The National Electoral Council has published on its website the final tally of results from Sunday’s elections showing that two previously undecided races had broken in favor of the opposition, giving them 112 out of 167 seats in the incoming National Assembly. The ruling socialist party and its allies got 55 seats.
The supermajority gives the opposition a strong hand in trying to wrest power from President Nicolas Maduro after 17 years of socialist rule. It now has the potential votes to sack Supreme Court justices, initiate a referendum to revoke Maduro’s mandate and even convoke an assembly to rewrite Hugo Chavez’s 1999 constitution.
Sooner or later, socialists always run out of other people’s money.

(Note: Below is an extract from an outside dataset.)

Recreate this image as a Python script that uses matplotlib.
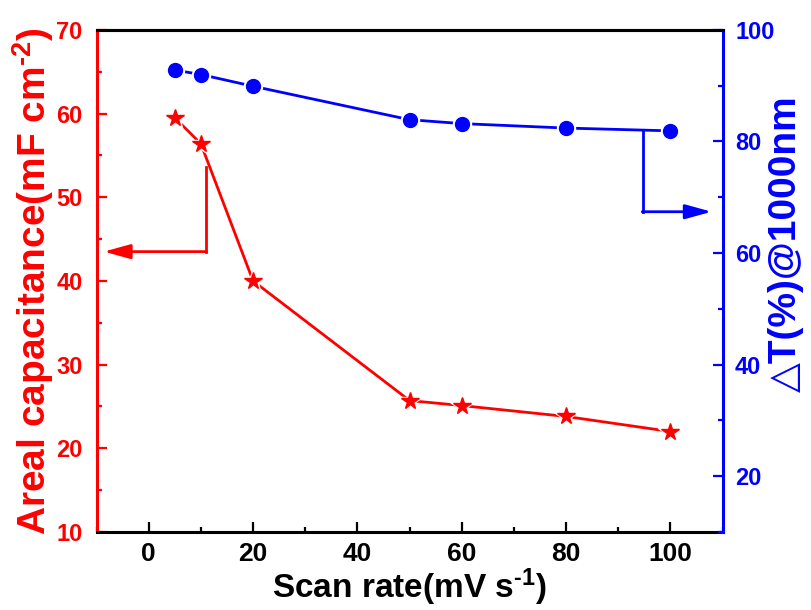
import matplotlib
matplotlib.use("Agg")
import matplotlib.pyplot as plt
from matplotlib.ticker import MultipleLocator

plt.rcParams['font.family'] = ['Liberation Sans', 'DejaVu Sans']
plt.rcParams['font.weight'] = 'bold'
plt.rcParams['mathtext.fontset'] = 'custom'
plt.rcParams['mathtext.rm'] = 'Liberation Sans:bold'
plt.rcParams['mathtext.default'] = 'rm'

# data
scan_rate = [5, 10, 20, 50, 60, 80, 100]
areal_cap = [59.5, 56.4, 40.0, 25.7, 25.1, 23.8, 22.0]
delta_t = [92.8, 92.0, 89.9, 83.9, 83.2, 82.4, 81.9]

RED, BLUE = '#ff0000', '#0000ff'

fig = plt.figure(figsize=(8.11, 6.10), dpi=100)
ax1 = fig.add_axes([0.119, 0.128, 0.772, 0.823])
ax2 = ax1.twinx()

# red series (stars), white halo gives the small gap round each marker
ax1.plot(scan_rate, areal_cap, '-', color=RED, lw=2.0, zorder=3)
ax1.plot(scan_rate, areal_cap, '*', color='white', ms=18, zorder=4)
ax1.plot(scan_rate, areal_cap, '*', color=RED, ms=13, mec=RED, zorder=5)

ax2.plot(scan_rate, delta_t, '-', color=BLUE, lw=2.0, zorder=3)
ax2.plot(scan_rate, delta_t, 'o', color='white', ms=13, zorder=4)
ax2.plot(scan_rate, delta_t, 'o', color=BLUE, ms=10, mec=BLUE, zorder=5)

# arrows pointing to the axes
ax1.plot([11, 11], [53.6, 43.5], color=RED, lw=2.0)
ax1.annotate('', xy=(-8.6, 43.5), xytext=(11.1, 43.5),
             arrowprops=dict(arrowstyle='-|>,head_length=0.8,head_width=0.22',
                             color=RED, lw=2.0, mutation_scale=20,
                             shrinkA=0, shrinkB=0))
ax2.plot([94.7, 94.7], [82.0, 67.4], color=BLUE, lw=2.0)
ax2.annotate('', xy=(107.9, 67.4), xytext=(94.6, 67.4),
             arrowprops=dict(arrowstyle='-|>,head_length=0.8,head_width=0.22',
                             color=BLUE, lw=2.0, mutation_scale=20,
                             shrinkA=0, shrinkB=0))

ax1.set_xlim(-10, 110)
ax1.set_ylim(10, 70)
ax2.set_ylim(10, 100)

ax1.xaxis.set_major_locator(MultipleLocator(20))
ax1.xaxis.set_minor_locator(MultipleLocator(10))
ax1.yaxis.set_major_locator(MultipleLocator(10))
ax1.yaxis.set_minor_locator(MultipleLocator(5))
ax2.yaxis.set_major_locator(MultipleLocator(20))
ax2.yaxis.set_minor_locator(MultipleLocator(10))

for sp in ax1.spines.values():
    sp.set_linewidth(2.2)
for sp in ax2.spines.values():
    sp.set_linewidth(2.2)
ax1.spines['left'].set_color(RED)
ax2.spines['left'].set_visible(False)
ax2.spines['right'].set_color(BLUE)
ax1.spines['right'].set_visible(False)
ax2.spines['bottom'].set_visible(False)

ax1.tick_params(axis='x', which='both', direction='in', top=False, width=1.6,
                colors='black', pad=7, labelsize=19)
ax1.tick_params(axis='x', which='major', length=7)
ax1.tick_params(axis='x', which='minor', length=3.5)
ax1.tick_params(axis='y', which='both', direction='in', right=False, width=1.6,
                colors=RED, pad=10, labelsize=17)
ax1.tick_params(axis='y', which='major', length=7)
ax1.tick_params(axis='y', which='minor', length=3.5)
ax2.tick_params(axis='y', which='both', direction='in', width=1.6,
                colors=BLUE, pad=9, labelsize=17)
ax2.tick_params(axis='y', which='major', length=7)
ax2.tick_params(axis='y', which='minor', length=3.5)

ax1.set_xlabel(r'Scan rate(mV s$^{\text{-1}}$)', fontsize=24, fontweight='bold')
ax1.xaxis.set_label_coords(0.5, -0.068)
ax1.set_ylabel(r'Areal capacitance(mF cm$^{\text{-2}}$)', fontsize=28,
               fontweight='bold', color=RED)
ax1.yaxis.set_label_coords(-0.065, 0.5)
ax2.set_ylabel('△T(%)@1000nm', fontsize=28, fontweight='bold', color=BLUE,
               family=['Liberation Sans', 'DejaVu Sans'])
ax2.yaxis.set_label_coords(1.072, 0.575)

plt.savefig('out.png', dpi=100)
plt.close()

Though Maduro is still President, there are a lot of things the new government can do to improve the lives of their citizens:
To end food shortages, the new congress can immediately lift price controls so entrepreneurs have an incentive to produce or import. The only way to strengthen the “strong bolivar,” as the late Hugo Chávez named the currency, is to make it valuable enough for people to hold. That means lifting capital controls and ending the central bank’s multiple exchange-rate system so business can get access to dollars. On current course Venezuela will run out of international reserves and face default in 2017. Restructuring debt now with creditors would make that prospect less painful.
Which brings us to oil. Chávez used the country’s energy wealth to buy permission in Latin America—and Massachusetts; remember Joseph Kennedy’s Citgo PR campaign—for his many human-rights violations. As long as governments in the Caribbean were getting low-priced petroleum from Venezuela, they voted with the military government in Caracas at the Organization of American States.
Chávez and Mr. Maduro have also traded oil for security help from Cuba’s intelligence apparatus. Putting an end to these trades would retain more resources inside Venezuela and send a signal that the days of government repression are numbered. Meanwhile, rejoice that one of this hemisphere’s lost countries has a chance at revival.